The European Space Agency (ESA) recently made history when it announced the latest round of eleven astronauts to join its team. One of those who made the cut was John McFall from the United Kingdom. At the age of 19, he lost his right leg following a motorcycle accident. 

Mcfall is an exceptional person. Along with being an astronaut, he is also an orthopedic surgeon who once represented Great Britain and Northern Ireland in the Paralympic Games in Beijing in 2008, where he won the bronze medal in the 100 meters.

The Washington Post writes, “John McFall, a 41-year-old British paralympic sprinter who now works as a doctor, is one of 17 candidates chosen from 22,500 applicants to join the space agency’s 2022 astronaut class. The successful candidates will now complete one year of basic training in space technology, science and medicine at the European Astronaut Center in Cologne, Germany, before entering the next Space Station training phase where they will be taught how to operate station elements and transport vehicles.

McFall will take part in the ESA’s “Parastronaut Feasibility Project,” which the agency said in a statement was intended to “develop options for the inclusion of astronauts with physical disabilities in human spaceflight and possible future missions.” While it can’t at this stage guarantee that McFall will be sent into space, the agency has said it will “commit to trying as hard and seriously as we can” to make it happen.

European space officials have been using the term “parastronauts” to refer to people who are “psychologically, cognitively, technically and professionally qualified to be an astronaut, but have a physical disability that would normally prevent them from being selected due to the requirements imposed by the use of current space hardware.”

Through technical studies, space simulations, analogue missions and conversations with the agency’s international space partners, the ESA hopes McFall’s participation in the program will allow the agency to determine what is required to send a person with a physical disability into space.

McFall beat out thousands of applicants for the position. “After announcing last year that it would be selecting new astronauts for the first time since 2008, ESA received more than 22,500 applications from 25 countries, 17,126 of which were from men and 5397 of which were from women,” according to New Scientist.

“There were 257 applications specifically for the role of ‘parastronaut’, which ESA confined to people with “lower limb deficiencies”. This was defined as either a single or double foot deficiency through the ankle or below the knee, a pronounced leg length difference or a height below 130 centimetres.

The successful astronauts had to make it through six stages.
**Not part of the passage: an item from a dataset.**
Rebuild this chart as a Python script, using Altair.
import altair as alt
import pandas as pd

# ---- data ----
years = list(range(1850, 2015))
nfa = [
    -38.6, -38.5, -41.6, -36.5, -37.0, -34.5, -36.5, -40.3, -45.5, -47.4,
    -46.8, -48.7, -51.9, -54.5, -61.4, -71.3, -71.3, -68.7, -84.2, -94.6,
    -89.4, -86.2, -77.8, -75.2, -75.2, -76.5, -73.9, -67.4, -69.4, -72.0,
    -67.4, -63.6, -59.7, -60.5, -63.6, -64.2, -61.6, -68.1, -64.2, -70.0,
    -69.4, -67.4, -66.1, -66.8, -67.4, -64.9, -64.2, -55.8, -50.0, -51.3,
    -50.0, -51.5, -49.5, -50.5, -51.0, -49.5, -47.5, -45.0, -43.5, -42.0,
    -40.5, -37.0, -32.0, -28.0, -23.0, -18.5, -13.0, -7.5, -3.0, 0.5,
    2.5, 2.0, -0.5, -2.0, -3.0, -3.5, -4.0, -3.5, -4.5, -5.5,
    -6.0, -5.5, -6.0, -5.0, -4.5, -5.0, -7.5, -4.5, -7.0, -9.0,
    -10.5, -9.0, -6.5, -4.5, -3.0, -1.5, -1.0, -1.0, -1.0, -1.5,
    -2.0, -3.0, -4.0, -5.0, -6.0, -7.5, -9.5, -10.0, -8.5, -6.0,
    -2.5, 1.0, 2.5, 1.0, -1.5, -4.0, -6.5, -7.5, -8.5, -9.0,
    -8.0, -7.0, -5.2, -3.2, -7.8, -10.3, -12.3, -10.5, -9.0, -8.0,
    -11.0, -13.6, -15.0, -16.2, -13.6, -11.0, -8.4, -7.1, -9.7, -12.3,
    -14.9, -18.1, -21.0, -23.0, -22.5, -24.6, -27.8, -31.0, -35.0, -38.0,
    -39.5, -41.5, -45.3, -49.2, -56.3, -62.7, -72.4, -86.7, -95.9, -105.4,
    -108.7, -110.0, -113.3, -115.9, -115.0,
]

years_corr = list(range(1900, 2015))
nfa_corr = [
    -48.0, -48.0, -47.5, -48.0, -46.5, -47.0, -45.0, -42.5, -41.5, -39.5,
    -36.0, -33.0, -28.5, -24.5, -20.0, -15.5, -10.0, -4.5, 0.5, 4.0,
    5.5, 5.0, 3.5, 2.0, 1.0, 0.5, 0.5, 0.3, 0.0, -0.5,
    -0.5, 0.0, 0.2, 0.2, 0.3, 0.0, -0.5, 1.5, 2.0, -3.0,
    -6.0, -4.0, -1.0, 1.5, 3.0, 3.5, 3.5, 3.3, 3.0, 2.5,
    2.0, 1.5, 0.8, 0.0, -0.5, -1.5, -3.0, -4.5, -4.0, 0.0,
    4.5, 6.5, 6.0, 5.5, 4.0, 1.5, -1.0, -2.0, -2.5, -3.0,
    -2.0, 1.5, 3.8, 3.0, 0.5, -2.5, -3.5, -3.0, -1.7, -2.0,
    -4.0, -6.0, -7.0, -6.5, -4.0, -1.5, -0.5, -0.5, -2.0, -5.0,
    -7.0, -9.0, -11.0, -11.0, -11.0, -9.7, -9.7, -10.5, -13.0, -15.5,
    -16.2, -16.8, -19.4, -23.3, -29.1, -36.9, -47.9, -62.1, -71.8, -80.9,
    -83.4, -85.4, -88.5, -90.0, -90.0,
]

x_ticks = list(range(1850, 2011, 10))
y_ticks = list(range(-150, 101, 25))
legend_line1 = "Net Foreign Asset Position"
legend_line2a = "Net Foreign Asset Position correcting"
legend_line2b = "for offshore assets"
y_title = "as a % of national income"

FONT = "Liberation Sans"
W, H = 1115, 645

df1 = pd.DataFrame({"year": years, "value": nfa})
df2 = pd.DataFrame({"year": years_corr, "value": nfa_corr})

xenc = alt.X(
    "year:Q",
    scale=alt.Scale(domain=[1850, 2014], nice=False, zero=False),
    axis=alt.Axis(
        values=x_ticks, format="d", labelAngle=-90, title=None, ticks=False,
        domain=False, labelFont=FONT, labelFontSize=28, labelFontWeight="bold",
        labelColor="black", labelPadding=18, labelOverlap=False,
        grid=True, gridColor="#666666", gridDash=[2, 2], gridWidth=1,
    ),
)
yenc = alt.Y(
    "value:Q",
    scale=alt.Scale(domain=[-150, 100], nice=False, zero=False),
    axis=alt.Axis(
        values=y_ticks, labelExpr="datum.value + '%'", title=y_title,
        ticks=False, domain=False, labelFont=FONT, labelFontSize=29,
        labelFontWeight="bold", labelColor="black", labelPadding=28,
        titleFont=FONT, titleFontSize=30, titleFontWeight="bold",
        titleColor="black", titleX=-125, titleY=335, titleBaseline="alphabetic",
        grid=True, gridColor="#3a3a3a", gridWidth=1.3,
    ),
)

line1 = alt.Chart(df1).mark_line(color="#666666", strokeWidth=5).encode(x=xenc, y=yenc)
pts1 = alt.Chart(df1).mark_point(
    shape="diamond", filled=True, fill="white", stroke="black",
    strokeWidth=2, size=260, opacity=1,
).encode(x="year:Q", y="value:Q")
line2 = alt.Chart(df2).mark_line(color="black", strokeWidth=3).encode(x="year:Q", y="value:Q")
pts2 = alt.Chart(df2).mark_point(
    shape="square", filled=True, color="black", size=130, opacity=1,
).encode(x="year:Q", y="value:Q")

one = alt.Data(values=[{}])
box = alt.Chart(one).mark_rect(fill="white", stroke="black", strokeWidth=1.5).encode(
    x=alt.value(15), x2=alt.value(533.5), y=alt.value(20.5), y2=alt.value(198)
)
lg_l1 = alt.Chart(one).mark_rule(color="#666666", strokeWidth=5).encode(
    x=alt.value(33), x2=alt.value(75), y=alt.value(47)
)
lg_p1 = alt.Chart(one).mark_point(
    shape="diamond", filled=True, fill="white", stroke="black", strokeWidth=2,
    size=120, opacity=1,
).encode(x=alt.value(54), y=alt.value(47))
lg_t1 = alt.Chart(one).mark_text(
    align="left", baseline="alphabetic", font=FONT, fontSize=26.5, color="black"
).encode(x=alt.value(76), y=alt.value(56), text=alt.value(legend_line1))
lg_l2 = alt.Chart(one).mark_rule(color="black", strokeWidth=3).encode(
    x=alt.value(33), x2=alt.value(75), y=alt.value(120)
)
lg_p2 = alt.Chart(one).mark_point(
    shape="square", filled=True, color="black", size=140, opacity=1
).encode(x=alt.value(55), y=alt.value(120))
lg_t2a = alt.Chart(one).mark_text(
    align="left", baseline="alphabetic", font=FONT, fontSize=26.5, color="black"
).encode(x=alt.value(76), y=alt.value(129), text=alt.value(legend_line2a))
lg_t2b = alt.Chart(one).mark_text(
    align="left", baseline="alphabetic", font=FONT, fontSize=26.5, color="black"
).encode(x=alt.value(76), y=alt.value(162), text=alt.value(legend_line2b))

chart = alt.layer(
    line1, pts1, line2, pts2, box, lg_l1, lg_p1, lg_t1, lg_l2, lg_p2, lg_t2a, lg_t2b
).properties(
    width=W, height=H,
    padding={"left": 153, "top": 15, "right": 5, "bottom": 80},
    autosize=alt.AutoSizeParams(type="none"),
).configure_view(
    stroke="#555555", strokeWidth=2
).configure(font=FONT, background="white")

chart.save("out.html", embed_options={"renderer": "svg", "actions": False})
After the initial screening, the first group of candidates went for a full day of psychological performance testing to see if they could cope with the stresses of space flight. This group was then whittled down to just over 400 people, who then went for more psychological interviews and group tests. Those who passed took medical tests and, if they passed, were invited to a final round of recruitment interviews.
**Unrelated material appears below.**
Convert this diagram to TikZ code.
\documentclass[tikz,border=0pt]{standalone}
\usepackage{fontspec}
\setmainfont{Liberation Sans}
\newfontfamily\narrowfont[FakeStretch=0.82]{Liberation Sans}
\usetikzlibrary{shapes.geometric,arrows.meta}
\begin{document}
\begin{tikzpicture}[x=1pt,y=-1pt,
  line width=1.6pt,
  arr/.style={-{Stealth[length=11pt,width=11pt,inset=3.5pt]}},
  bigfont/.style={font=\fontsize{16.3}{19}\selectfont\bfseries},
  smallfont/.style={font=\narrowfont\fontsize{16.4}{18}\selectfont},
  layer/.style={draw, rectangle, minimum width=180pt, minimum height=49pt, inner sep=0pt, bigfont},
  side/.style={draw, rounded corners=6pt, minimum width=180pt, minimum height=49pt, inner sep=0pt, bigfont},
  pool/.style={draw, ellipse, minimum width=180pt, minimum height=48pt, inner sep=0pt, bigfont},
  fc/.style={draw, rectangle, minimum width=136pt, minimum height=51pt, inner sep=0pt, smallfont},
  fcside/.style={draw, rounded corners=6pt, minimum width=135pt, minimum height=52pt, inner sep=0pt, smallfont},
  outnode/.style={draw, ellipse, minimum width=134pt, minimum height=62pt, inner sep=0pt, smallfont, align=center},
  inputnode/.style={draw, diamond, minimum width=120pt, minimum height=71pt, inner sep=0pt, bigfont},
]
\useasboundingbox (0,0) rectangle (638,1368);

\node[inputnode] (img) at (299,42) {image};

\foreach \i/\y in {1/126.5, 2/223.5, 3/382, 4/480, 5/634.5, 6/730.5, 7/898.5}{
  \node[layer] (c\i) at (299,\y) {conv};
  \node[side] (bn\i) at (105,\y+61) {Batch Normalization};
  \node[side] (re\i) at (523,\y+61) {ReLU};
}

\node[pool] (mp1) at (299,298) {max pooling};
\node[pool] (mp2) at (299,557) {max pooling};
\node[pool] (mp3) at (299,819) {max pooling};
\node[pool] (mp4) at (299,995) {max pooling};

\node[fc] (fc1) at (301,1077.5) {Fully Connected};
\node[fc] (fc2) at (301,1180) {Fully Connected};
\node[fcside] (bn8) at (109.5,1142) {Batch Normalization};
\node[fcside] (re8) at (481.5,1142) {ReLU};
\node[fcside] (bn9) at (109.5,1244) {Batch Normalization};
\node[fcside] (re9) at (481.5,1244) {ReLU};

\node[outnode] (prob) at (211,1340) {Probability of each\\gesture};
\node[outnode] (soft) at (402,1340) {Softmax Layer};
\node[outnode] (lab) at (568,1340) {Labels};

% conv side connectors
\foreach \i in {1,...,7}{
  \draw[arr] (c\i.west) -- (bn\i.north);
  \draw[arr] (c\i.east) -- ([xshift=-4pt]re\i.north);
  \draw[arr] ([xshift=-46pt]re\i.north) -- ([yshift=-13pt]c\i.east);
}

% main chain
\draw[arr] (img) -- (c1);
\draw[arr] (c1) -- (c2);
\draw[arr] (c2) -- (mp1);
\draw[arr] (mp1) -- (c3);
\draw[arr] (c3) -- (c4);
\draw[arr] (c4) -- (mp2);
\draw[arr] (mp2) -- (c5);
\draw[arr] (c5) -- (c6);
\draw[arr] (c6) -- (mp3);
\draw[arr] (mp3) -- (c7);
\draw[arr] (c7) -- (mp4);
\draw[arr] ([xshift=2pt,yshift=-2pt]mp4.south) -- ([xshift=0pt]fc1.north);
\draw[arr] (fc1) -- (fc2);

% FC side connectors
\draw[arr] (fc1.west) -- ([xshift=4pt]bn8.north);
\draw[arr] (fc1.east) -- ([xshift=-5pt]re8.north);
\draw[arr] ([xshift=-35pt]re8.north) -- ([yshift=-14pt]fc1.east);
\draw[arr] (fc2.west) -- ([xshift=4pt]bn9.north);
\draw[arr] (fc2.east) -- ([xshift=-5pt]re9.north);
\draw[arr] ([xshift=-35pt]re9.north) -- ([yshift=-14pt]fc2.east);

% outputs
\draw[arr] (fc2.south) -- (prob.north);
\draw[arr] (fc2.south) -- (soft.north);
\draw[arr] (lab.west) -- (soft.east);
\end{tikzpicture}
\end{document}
This training involves getting to grips with space flight, learning about systems on the ISS, survival training and spacewalking, as well as specialized skills, such as remotely operating a robot, docking with spacecraft and learning Russian.”

The ESA is already partnering with NASA to go back to the Moon. In 2019, “ESA Director of Human and Robotic Exploration, David Parker, and Associate Administrator for NASA’s Science Mission Directorate, Thomas Zurbuchen, signed a Statement of Intent to coordinate joint science research about the Moon and identify opportunities for lunar mission cooperation.”